The disc tilt ratio was estimated on disc photographs. Glaucomatous progression was determined either by stereoscopic optic disc/retinal nerve fiber layer photographs or serial visual field data. All participants were categorized into two groups according to tilt ratio (nontilted [<1.3] or tilted [≥1.3]). Kaplan-Meier life-table analysis was used to compare the survival experiences (time to confirmed glaucomatous progression) between groups. The hazard ratios (HRs) for the associations between potential risk factors and progression were determined by using Cox proportional hazards modeling.
A total of 85 eyes in 85 myopic glaucoma patients (axial length > 24 mm; mean follow-up, 4.1 years) were included.
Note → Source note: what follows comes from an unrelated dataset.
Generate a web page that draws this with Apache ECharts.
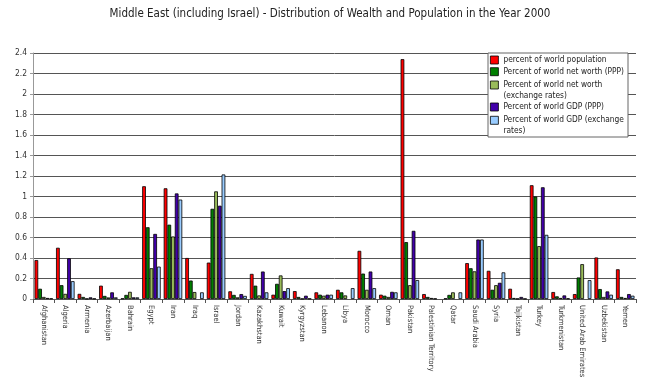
<!DOCTYPE html>
<html>
<head>
<meta charset="utf-8">
<script src="https://cdn.jsdelivr.net/npm/echarts@6/dist/echarts.min.js"></script>
<style>html,body{margin:0;padding:0;background:#fff;}#c{width:660px;height:387px;}</style>
</head>
<body>
<div id="c"></div>
<script>
var titleText = 'Middle East (including Israel) - Distribution of Wealth and Population in the Year 2000';
var categories = ['Afghanistan','Algeria','Armenia','Azerbaijan','Bahrain','Egypt','Iran','Iraq','Israel','Jordan','Kazakhstan','Kuwait','Kyrgyzstan','Lebanon','Libya','Morocco','Oman','Pakistan','Palestinian Territory','Qatar','Saudi Arabia','Syria','Tajikistan','Turkey','Turkmenistan','United Arab Emirates','Uzbekistan','Yemen'];
var seriesNames = ['percent of world population','Percent of world net worth (PPP)','Percent of world net worth (exchange rates)','Percent of world GDP (PPP)','Percent of world GDP (exchange rates)'];
var legendLabels = ['percent of world population','Percent of world net worth (PPP)','Percent of world net worth\n(exchange rates)','Percent of world GDP (PPP)','Percent of world GDP (exchange\nrates)'];
var population = [0.38,0.50,0.05,0.13,0.005,1.10,1.08,0.40,0.355,0.075,0.245,0.042,0.077,0.065,0.09,0.47,0.042,2.34,0.048,0.005,0.35,0.275,0.10,1.11,0.068,0.048,0.405,0.29];
var netWorthPPP = [0.10,0.135,0.02,0.03,0.04,0.70,0.725,0.18,0.88,0.04,0.13,0.148,0.02,0.042,0.065,0.248,0.032,0.555,0.02,0.04,0.30,0.09,0.01,1.00,0.026,0.21,0.097,0.02];
var netWorthFX = [0.02,0.05,0.003,0.015,0.07,0.30,0.61,0.068,1.05,0.016,0.035,0.23,0.003,0.032,0.035,0.09,0.02,0.135,0.01,0.065,0.27,0.135,0.003,0.516,0.01,0.34,0.02,0.01];
var gdpPPP = [0.01,0.397,0.016,0.065,0.016,0.635,1.03,null,0.91,0.048,0.268,0.077,0.032,0.042,null,0.268,0.07,0.665,0.004,null,0.58,0.158,0.02,1.09,0.035,null,0.074,0.048];
var gdpFX = [0.005,0.174,0.004,0.016,0.016,0.316,0.97,0.065,1.215,0.03,0.065,0.106,0.004,0.042,0.106,0.106,0.065,0.185,null,0.065,0.58,0.26,0.003,0.626,0.006,0.184,0.042,0.032];
var yTicks = ['0','0.2','0.4','0.6','0.8','1','1.2','1.4','1.6','1.8','2','2.2','2.4'];

var colors = ['#ff0000','#007f00','#99bb5a','#4200aa','#99ccff'];
var FONT = "'DejaVu Sans Condensed', 'DejaVu Sans', sans-serif";
var values = [population, netWorthPPP, netWorthFX, gdpPPP, gdpFX];

var chart = echarts.init(document.getElementById('c'), null, {renderer: 'canvas'});

var series = seriesNames.map(function (n, i) {
  return {
    name: n,
    type: 'bar',
    data: values[i],
    barGap: '0%',
    barCategoryGap: '14%',
    itemStyle: {color: colors[i], borderColor: '#000', borderWidth: 0.8},
    emphasis: {disabled: true},
    animation: false
  };
});

// legend entries: icon-centre y positions
var legendY = [60, 71.7, 85, 107, 120.3];
var LH = 10.7;
var legends = seriesNames.map(function (n, i) {
  var twoLine = legendLabels[i].indexOf('\n') >= 0;
  var half = twoLine ? (3 * LH) / 2 : LH / 2;
  return {
    show: true,
    orient: 'vertical',
    left: 490,
    top: legendY[i] - half,
    padding: 0,
    itemWidth: 8,
    itemHeight: 8,
    icon: 'rect',
    selectedMode: false,
    itemStyle: {borderColor: '#000', borderWidth: 0.8},
    data: [n],
    formatter: function () { return twoLine ? ' \n' + legendLabels[i] : legendLabels[i]; },
    textStyle: {fontFamily: FONT, fontSize: 8.3, lineHeight: LH, color: '#222'}
  };
});

var option = {
  backgroundColor: '#fff',
  animation: false,
  color: colors,
  title: {
    text: titleText,
    left: 'center',
    top: 8,
    padding: 0,
    textStyle: {fontFamily: FONT, fontSize: 11.5, fontWeight: 'normal', color: '#222'}
  },
  legend: legends,
  graphic: [{
    type: 'rect',
    z: 3,
    shape: {x: 488, y: 53, width: 140, height: 84},
    style: {fill: '#fff', stroke: '#666', lineWidth: 1}
  }],
  grid: {left: 33, top: 53, right: 24, bottom: 88, containLabel: false, outerBoundsMode: 'none'},
  xAxis: {
    type: 'category',
    data: categories,
    axisLine: {lineStyle: {color: '#555', width: 1}},
    axisTick: {show: true, length: 4, lineStyle: {color: '#555'}},
    axisLabel: {rotate: -90, margin: 6, fontFamily: FONT, fontSize: 7.5, color: '#333', interval: 0}
  },
  yAxis: {
    type: 'value',
    min: 0,
    max: 2.4,
    interval: 0.2,
    axisLine: {show: true, lineStyle: {color: '#999', width: 1}},
    axisTick: {show: true, length: 3, lineStyle: {color: '#999'}},
    axisLabel: {margin: 6, fontFamily: FONT, fontSize: 8.4, color: '#333',
      formatter: function (v) { var k = Math.round(v / 0.2); return yTicks[k]; }},
    splitLine: {show: true, lineStyle: {color: '#555', width: 1}}
  },
  series: series
};
chart.setOption(option);
</script>
</body>
</html>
Among them, 42 eyes (49.4%) demonstrated progression and 43 eyes (50.6%) were stable on follow-up. The mean disc tilt ratio was significantly smaller, and the prevalence of disc hemorrhage higher, in the progression than the stable group (P = 0.032, P = < 0.001, respectively). The cumulative probability of progression was 24.7% in the tilted group and 68.7% in the nontilted group (P = 0.005). Disc hemorrhage (HR = 3.317; P = 0.001) and the tilt ratio (HR = 0.110; P = 0.046) were predictive of progression.
Myopic eyes with tilted disc demonstrated a smaller probability of glaucomatous progression. Optic disc tilt may be protective against glaucoma progression, or tilted myopic glaucomatous eyes may have less progressive characteristic by nature.